Nonetheless, the Jumbos shattered some of their personal bests at the invitational. In the second men's event, freshman Joe McLaughlin took first place in the 1,650-yard freestyle, dropping 51 seconds off his personal best and beating the second-place swimmer, Saint Michael's freshman Austin Bell, by over a minute. Before the invitational, McLaughlin had only swum this event twice this season.

"One of the best races of the meet was the 1,650 freestyle where the only Tufts swimmer was Joe," Longhurst said. "Right from the start, you could tell he was not holding anything back, and he got faster and faster as the race went on. He ended up going an extremely fast time, and it really pumped the team up for the rest of the meet."

A highlight of Tufts' day came in the 400-yard freestyle relay final, in which the Jumbos placed the first through fourth finishers. The "A" squad, comprised of senior Matt Murphy, sophomores David Meyer and Andrew Altman and freshman Owen Rood finished first, four seconds ahead of the Tufts B, D and E teams.

Additionally, freshman Andrew Vidikan finished first in the 1,000-yard freestyle, barely edging out Williams senior Jeremy Goldstein by 0.15 seconds, while the 200-yard medley relay team of sophomore Matthew Glenn, junior Patrick Kinsella, Longhurst and Rood took first as well. Rounding out the Tufts winners were freshman Peter Debbaut in the 100-yard breaststroke, classmate Reed Shimberg in the 500-yard freestyle and Rood in the 50-yard freestyle.

The meet offered those swimmers who are not headed to the conference championships one last shot at improvement and setting personal records, while the Jumbos who will be competing at NESCACs had an opportunity to compete in events that they normally miss out on.

"This meet was the last meet of the season for the half of the team that was not going to be competing at the NESCAC Championships in 3 weeks," Longhurst said. "They came into the meet shaved and tapered and ready to swim their final races of the season."

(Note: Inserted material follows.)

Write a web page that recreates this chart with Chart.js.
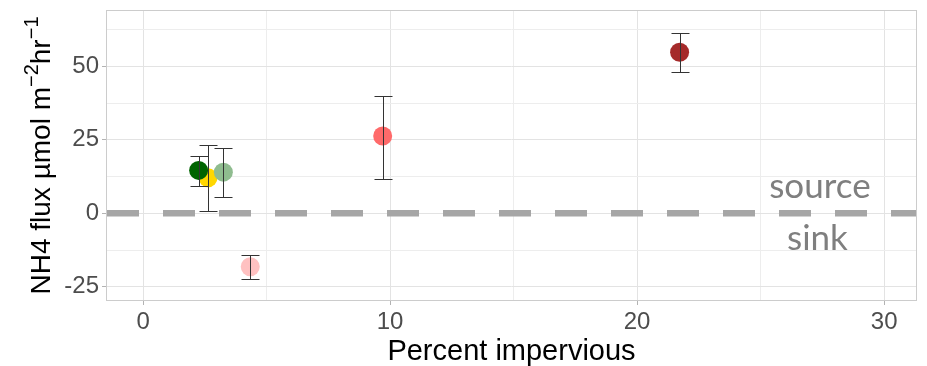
<!DOCTYPE html>
<html>
<head>
<meta charset="utf-8">
<script src="https://cdn.jsdelivr.net/npm/chart.js@4/dist/chart.umd.min.js"></script>
<style>
  html, body { margin: 0; padding: 0; background: #fff; }
  #wrap { width: 927px; height: 366px; }
</style>
</head>
<body>
<div id="wrap"><canvas id="flux-chart"></canvas></div>
<script>
// site values (drawing order: later ones on top)
var pctImpervious = [4.34, 2.63, 2.25, 3.25, 9.7, 21.72];
var fluxMean      = [-18.2, 12.1, 14.6, 14.0, 26.3, 54.8];
var fluxLow       = [-22.3, 0.9, 9.2, 5.5, 11.8, 48.0];
var fluxHigh      = [-14.2, 23.2, 19.5, 22.1, 40.0, 61.4];
var siteColors    = ['#ffc1c1', '#ffd700', '#006400', '#8fbc8f', '#ff6a6a', '#a52a2a'];

// axes
var xTicks = [0, 5, 10, 15, 20, 25, 30];
var yTicks = [-25, -12.5, 0, 12.5, 25, 37.5, 50, 62.5];
var xLabelEvery = 10;
var yLabelEvery = 25;
var xRange = [-1.5, 31.33];
var yRange = [-29.83, 69.15];

// source / sink annotation
var noteText = ['source', 'sink'];
var noteX    = [27.4, 27.3];
var noteY    = [5.1, -12.5];

var points = pctImpervious.map(function (x, i) {
  return { x: x, y: fluxMean[i] };
});

function isMajor(v, every) {
  return Math.abs(v / every - Math.round(v / every)) < 1e-6;
}

// dashed zero line, panel border and notes under the points
var underlay = {
  id: 'underlay',
  beforeDatasetsDraw: function (chart) {
    var ctx = chart.ctx, a = chart.chartArea;
    var y0 = chart.scales.y.getPixelForValue(0);
    ctx.save();
    ctx.strokeStyle = '#cccccc';
    ctx.lineWidth = 1;
    ctx.strokeRect(a.left + 0.5, a.top + 0.5, a.right - a.left - 1, a.bottom - a.top - 1);

    ctx.beginPath();
    ctx.setLineDash([32, 24]);
    ctx.strokeStyle = '#a6a6a6';
    ctx.lineWidth = 6.5;
    ctx.moveTo(a.left + 1, y0);
    ctx.lineTo(a.right - 1, y0);
    ctx.stroke();
    ctx.setLineDash([]);

    ctx.fillStyle = '#7f7f7f';
    ctx.font = '35px Lato';
    ctx.textAlign = 'center';
    ctx.textBaseline = 'alphabetic';
    noteText.forEach(function (t, i) {
      ctx.fillText(t, chart.scales.x.getPixelForValue(noteX[i]), chart.scales.y.getPixelForValue(noteY[i]));
    });
    ctx.restore();
  }
};

// error bars on top of the points
var errorBars = {
  id: 'errorBars',
  afterDatasetsDraw: function (chart) {
    var ctx = chart.ctx, xs = chart.scales.x, ys = chart.scales.y;
    var half = 9;
    ctx.save();
    ctx.strokeStyle = '#333333';
    ctx.lineWidth = 1;
    pctImpervious.forEach(function (x, i) {
      var px = Math.round(xs.getPixelForValue(x)) + 0.5;
      var lo = Math.round(ys.getPixelForValue(fluxLow[i])) + 0.5;
      var hi = Math.round(ys.getPixelForValue(fluxHigh[i])) + 0.5;
      ctx.beginPath();
      ctx.moveTo(px, lo); ctx.lineTo(px, hi);
      ctx.moveTo(px - half, lo); ctx.lineTo(px + half, lo);
      ctx.moveTo(px - half, hi); ctx.lineTo(px + half, hi);
      ctx.stroke();
    });
    ctx.restore();
  }
};

// axis titles (y title has superscripts)
var axisTitles = {
  id: 'axisTitles',
  afterDraw: function (chart) {
    var ctx = chart.ctx, a = chart.chartArea;
    ctx.save();
    ctx.fillStyle = '#000';
    ctx.textBaseline = 'alphabetic';
    ctx.font = '29px "Liberation Sans"';
    ctx.textAlign = 'center';
    ctx.fillText('Percent impervious', (a.left + a.right) / 2, 360);

    var parts = [
      { t: 'NH4 flux \u00b5mol m', sup: false },
      { t: '\u22122', sup: true },
      { t: 'hr', sup: false },
      { t: '\u22121', sup: true }
    ];
    var mainFont = '28px "Liberation Sans"', supFont = '20px "Liberation Sans"';
    var total = 0;
    parts.forEach(function (p) {
      ctx.font = p.sup ? supFont : mainFont;
      p.w = ctx.measureText(p.t).width;
      total += p.w;
    });
    ctx.translate(50, (a.top + a.bottom) / 2);
    ctx.rotate(-Math.PI / 2);
    ctx.textAlign = 'left';
    var cx = -total / 2;
    parts.forEach(function (p) {
      ctx.font = p.sup ? supFont : mainFont;
      ctx.fillText(p.t, cx, p.sup ? -12 : 0);
      cx += p.w;
    });
    ctx.restore();
  }
};

var tickFont = { family: '"Liberation Sans"', size: 24 };

function fixPad(axis) {
  axis.paddingTop = 0;
  axis.paddingBottom = 0;
  axis.paddingLeft = 0;
  axis.paddingRight = 0;
}

new Chart(document.getElementById('flux-chart'), {
  type: 'scatter',
  data: {
    datasets: [{
      data: points,
      backgroundColor: siteColors,
      borderWidth: 0,
      pointRadius: 9.5,
      pointHoverRadius: 9.5
    }]
  },
  options: {
    responsive: true,
    maintainAspectRatio: false,
    animation: false,
    layout: { autoPadding: false, padding: { top: 10, right: 10, left: 0, bottom: 0 } },
    plugins: { legend: { display: false }, tooltip: { enabled: false } },
    scales: {
      x: {
        type: 'linear',
        min: xRange[0],
        max: xRange[1],
        afterBuildTicks: function (axis) {
          axis.ticks = xTicks.map(function (v) { return { value: v }; });
        },
        afterFit: function (axis) { axis.height = 65; fixPad(axis); },
        border: { display: false },
        grid: {
          color: function (c) { return isMajor(c.tick.value, xLabelEvery) ? '#e3e3e3' : '#ededed'; },
          tickColor: function (c) { return isMajor(c.tick.value, xLabelEvery) ? '#b3b3b3' : 'rgba(0,0,0,0)'; },
          tickLength: 4,
          lineWidth: 1
        },
        ticks: {
          autoSkip: false,
          maxRotation: 0,
          padding: 3,
          color: '#4d4d4d',
          font: tickFont,
          callback: function (v) { return isMajor(v, xLabelEvery) ? String(v) : ''; }
        }
      },
      y: {
        type: 'linear',
        min: yRange[0],
        max: yRange[1],
        afterBuildTicks: function (axis) {
          axis.ticks = yTicks.map(function (v) { return { value: v }; });
        },
        afterFit: function (axis) { axis.width = 106; fixPad(axis); },
        border: { display: false },
        grid: {
          color: function (c) { return isMajor(c.tick.value, yLabelEvery) ? '#e3e3e3' : '#ededed'; },
          tickColor: function (c) { return isMajor(c.tick.value, yLabelEvery) ? '#b3b3b3' : 'rgba(0,0,0,0)'; },
          tickLength: 4,
          lineWidth: 1
        },
        ticks: {
          autoSkip: false,
          padding: 3,
          color: '#4d4d4d',
          font: tickFont,
          callback: function (v) { return isMajor(v, yLabelEvery) ? String(v) : ''; }
        }
      }
    }
  },
  plugins: [underlay, errorBars, axisTitles]
});
</script>
</body>
</html>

 "The performances of the swimmers who aren't competing at NESCACs really bode well for the future because they really stepped up and showed that our entire roster is good," senior Ben Mitchell said. "Meanwhile, the swimmers who are going to NESCACs got to swim in events that they haven't been in since high school. It was a fun meet."

The next two weeks are the final stretch before the swim team's biggest meet of the season. NESCACs will be hosted by Wesleyan on the weekend of Feb. 27. Tufts placed second in the 2007-08 meet, falling only to Williams, which has earned the title seven out of the last nine years.

"We're excited for what's up ahead," Mitchell said. "We've been saying all season that we know we can do it, and we still believe it."